At the end of the ad, a voice-over states: “Innocent. Little drinks with big dreams for a healthier planet.”
Innocent, which is owned by Coca-Cola – ranked consistently by campaigners as the world’s top plastic polluter – had argued that the ads did not suggest buying the products themselves would lead to a positive environmental impact, but were rather a statement about its wider environmental goals.
Innocent said it was “disappointed” to see the ruling from the ASA, and claimed that upholding the complaints could stifle other brands and manufacturers from taking steps towards and communicating positive environmental actions they were taking.
“Our advert was always intended to highlight important global environmental issues and the need for collective action to make a change. We transparently share more about the work that we do on sustainability on our website,” it said.
“As with any new guidelines, we'd like to work with the ASA and other brands to understand how to align to them to continue the conversation on these important topics.”
The advert drew 26 complaints, including from an individual representing the protest group Plastics Rebellion.
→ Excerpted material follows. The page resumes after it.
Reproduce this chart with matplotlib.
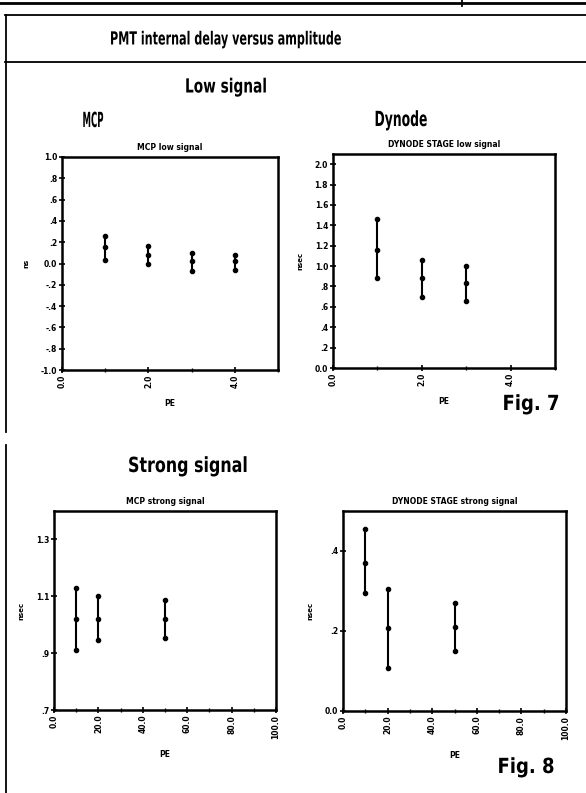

Having demanded in June 2021 that Innocent immediately take down and publicly apologise for the advert – which it alleged constituted “greenwashing” – Plastics Rebellion then went on to stage a sit-in outside the company’s Fruit Towers headquarters later that month.
Six members of the group were arrested on suspicion of aggravated trespass and intent to cause criminal damage, the group said, adding that no damage was caused and no further action was taken.
In response to watchdog’s ruling, Plastics Rebellion said: “Innocent are being disingenuous about the dangers of plastic’s threat to human health and environment, as well as trivialising the horrific scale of the problem by repeating the mantra, ‘reduce, reuse, recycle’.”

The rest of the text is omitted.